During the first year of life both baby and parents have many new experiences and will make ongoing accommodations for the unfolding needs and capacities of the growing child. The child will gradually come into rhythm with eating and sleeping.
The child will form secure bonds with mother and father and later on, begin to open up to other relationships. The bodily senses will begin to develop, with the sense of touch and life (well-being) being particularly important in the first few months and self-movement (proprioception) and balance becoming increasingly important as the child becomes more mobile. These four bodily senses will continue to be important throughout the first seven-year cycle.
Parents will also observe the exquisite sequence of developmental movements that begin with the child’s focusing of the eyes and discovery of hands and progress to rolling over, sitting up, crawling and, finally, to the crowning achievement of standing upright.
Challenges can arise in any of these areas— in establishing rhythms, in bonding and separation, in sensory or movement development. The following suggestions as to how to approach these challenges come out of the understanding of the nature of the young child in the first seven years.
Slow Down. The pace of modern life is too fast for the young child. The young child needs time, quiet, and occasionally being left alone to be able to access his or her innate developmental wisdom. It can be equally helpful for parents to slow down and enjoy the overlooked treasures of daily life.
Be Present. Bringing respect, reverence, and full attention to the bodily care of your child can strengthen your relationship and help welcome the child’s being into the physical body.
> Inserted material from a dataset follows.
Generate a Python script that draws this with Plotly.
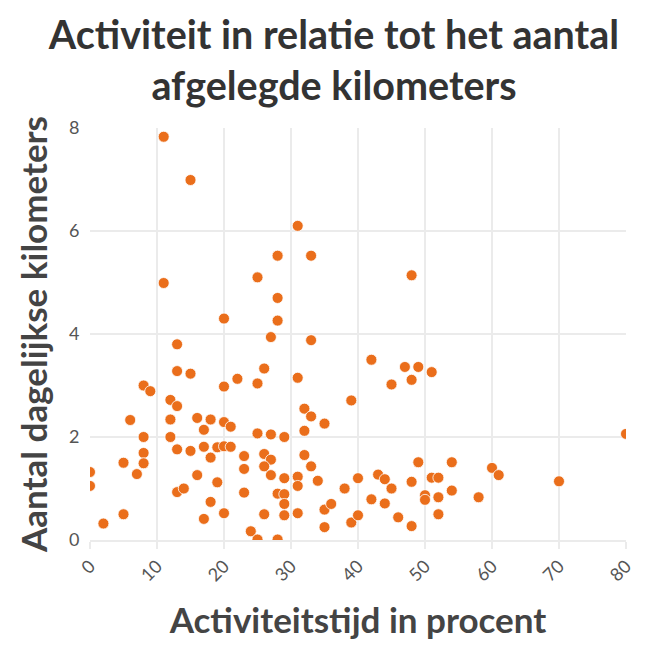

Observe and Listen. Watching and listening to your child will help you develop sensitivity to his or her needs and at the same time, help you let go of unnecessary agendas or worries. You will learn to distinguish the meaning of different kinds of cries and other displays of discomfort, as well as what brings on smiles and laughter.
Warmth. When we speak about warmth in relation to the young child, we mean both physical warmth and soul warmth. The child’s sense for physical warmth is not yet developed and we need to make sure that the child’s physical forces are being used for growth rather than for staying warm. The soul warmth of the family also protects the child and invites him or her into life.
Take Walks in Nature. Give yourself and your child regular excursions in the fresh air and elements. Of course this implies dressing the child in proper clothing for the weather and protecting the child from overexposure to heat or cold. Babies love to lie on the grass beneath a tree and watch the dancing light and shadows of the leaves overhead. The rhythm of walking or walking with the child in a stroller can soothe the fussiest of babies. The younger child is, the more important it is that he or she is nestled in the parent’s arms (rather than facing outward in the baby carrier) or can see the parent’s face when being pushed in the stroller.
Sing. Sing to your child. A baby is very attuned to the sound of the parents’ voices. You will of course speak to your child, but sing to your child, too, even if you only know a few songs. There is nothing as calming to most babies as a lullaby. This is a timeless tradition that is as true now as it ever was.
Trust. Learn to trust in your developing relationship with your child and your own intuition. When questions arise, new parents should, of course, use supportive resources such as doctors, counselors, and more experienced parents, but also weigh the advice given to you with your own growing understanding of your child. Trust also in your child’s capacities. Life is not always easy and we need to allow our children to learn to overcome small challenges.